#### Aim
Can you output the material exactly as written, minus any pictures it holds?

#### Recorded data

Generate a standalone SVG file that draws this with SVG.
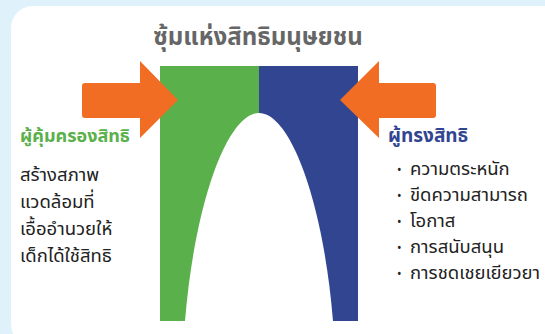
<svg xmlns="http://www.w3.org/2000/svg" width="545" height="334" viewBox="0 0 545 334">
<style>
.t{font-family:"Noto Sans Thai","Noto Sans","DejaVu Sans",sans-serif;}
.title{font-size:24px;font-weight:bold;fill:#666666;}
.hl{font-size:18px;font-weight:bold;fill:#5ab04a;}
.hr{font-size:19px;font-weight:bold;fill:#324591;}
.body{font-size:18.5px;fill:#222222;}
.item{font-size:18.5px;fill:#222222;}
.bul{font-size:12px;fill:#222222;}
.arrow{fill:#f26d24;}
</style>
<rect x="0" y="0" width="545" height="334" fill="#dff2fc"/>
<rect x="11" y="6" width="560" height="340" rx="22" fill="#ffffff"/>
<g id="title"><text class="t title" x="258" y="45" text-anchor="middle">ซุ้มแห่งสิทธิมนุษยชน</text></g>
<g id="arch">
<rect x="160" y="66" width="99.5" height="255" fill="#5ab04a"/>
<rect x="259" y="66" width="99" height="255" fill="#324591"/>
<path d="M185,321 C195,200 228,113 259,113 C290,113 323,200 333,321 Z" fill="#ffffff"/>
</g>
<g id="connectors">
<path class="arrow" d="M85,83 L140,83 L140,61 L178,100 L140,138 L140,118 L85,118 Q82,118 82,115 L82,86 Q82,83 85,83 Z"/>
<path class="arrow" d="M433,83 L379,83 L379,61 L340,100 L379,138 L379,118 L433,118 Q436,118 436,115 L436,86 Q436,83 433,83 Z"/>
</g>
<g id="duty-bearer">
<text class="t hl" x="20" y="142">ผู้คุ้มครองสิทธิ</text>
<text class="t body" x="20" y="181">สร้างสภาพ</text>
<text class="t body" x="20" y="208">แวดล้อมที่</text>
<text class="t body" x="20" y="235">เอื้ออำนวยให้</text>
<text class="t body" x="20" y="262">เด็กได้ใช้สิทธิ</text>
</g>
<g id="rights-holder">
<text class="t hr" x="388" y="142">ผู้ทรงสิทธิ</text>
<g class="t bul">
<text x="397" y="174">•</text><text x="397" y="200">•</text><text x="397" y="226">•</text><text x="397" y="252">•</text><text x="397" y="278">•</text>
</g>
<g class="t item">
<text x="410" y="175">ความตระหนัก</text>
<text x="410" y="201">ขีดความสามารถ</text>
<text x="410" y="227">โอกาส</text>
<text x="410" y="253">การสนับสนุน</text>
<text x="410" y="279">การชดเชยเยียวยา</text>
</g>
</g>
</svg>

#### The reply
Generate a standalone SVG file that draws this with SVG.
<svg xmlns="http://www.w3.org/2000/svg" width="545" height="334" viewBox="0 0 545 334">
<style>
.t{font-family:"Noto Sans Thai","Noto Sans","DejaVu Sans",sans-serif;}
.title{font-size:24px;font-weight:bold;fill:#666666;}
.hl{font-size:18px;font-weight:bold;fill:#5ab04a;}
.hr{font-size:19px;font-weight:bold;fill:#324591;}
.body{font-size:18.5px;fill:#222222;}
.item{font-size:18.5px;fill:#222222;}
.bul{font-size:12px;fill:#222222;}
.arrow{fill:#f26d24;}
</style>
<rect x="0" y="0" width="545" height="334" fill="#dff2fc"/>
<rect x="11" y="6" width="560" height="340" rx="22" fill="#ffffff"/>
<g id="title"><text class="t title" x="258" y="45" text-anchor="middle">ซุ้มแห่งสิทธิมนุษยชน</text></g>
<g id="arch">
<rect x="160" y="66" width="99.5" height="255" fill="#5ab04a"/>
<rect x="259" y="66" width="99" height="255" fill="#324591"/>
<path d="M185,321 C195,200 228,113 259,113 C290,113 323,200 333,321 Z" fill="#ffffff"/>
</g>
<g id="connectors">
<path class="arrow" d="M85,83 L140,83 L140,61 L178,100 L140,138 L140,118 L85,118 Q82,118 82,115 L82,86 Q82,83 85,83 Z"/>
<path class="arrow" d="M433,83 L379,83 L379,61 L340,100 L379,138 L379,118 L433,118 Q436,118 436,115 L436,86 Q436,83 433,83 Z"/>
</g>
<g id="duty-bearer">
<text class="t hl" x="20" y="142">ผู้คุ้มครองสิทธิ</text>
<text class="t body" x="20" y="181">สร้างสภาพ</text>
<text class="t body" x="20" y="208">แวดล้อมที่</text>
<text class="t body" x="20" y="235">เอื้ออำนวยให้</text>
<text class="t body" x="20" y="262">เด็กได้ใช้สิทธิ</text>
</g>
<g id="rights-holder">
<text class="t hr" x="388" y="142">ผู้ทรงสิทธิ</text>
<g class="t bul">
<text x="397" y="174">•</text><text x="397" y="200">•</text><text x="397" y="226">•</text><text x="397" y="252">•</text><text x="397" y="278">•</text>
</g>
<g class="t item">
<text x="410" y="175">ความตระหนัก</text>
<text x="410" y="201">ขีดความสามารถ</text>
<text x="410" y="227">โอกาส</text>
<text x="410" y="253">การสนับสนุน</text>
<text x="410" y="279">การชดเชยเยียวยา</text>
</g>
</g>
</svg>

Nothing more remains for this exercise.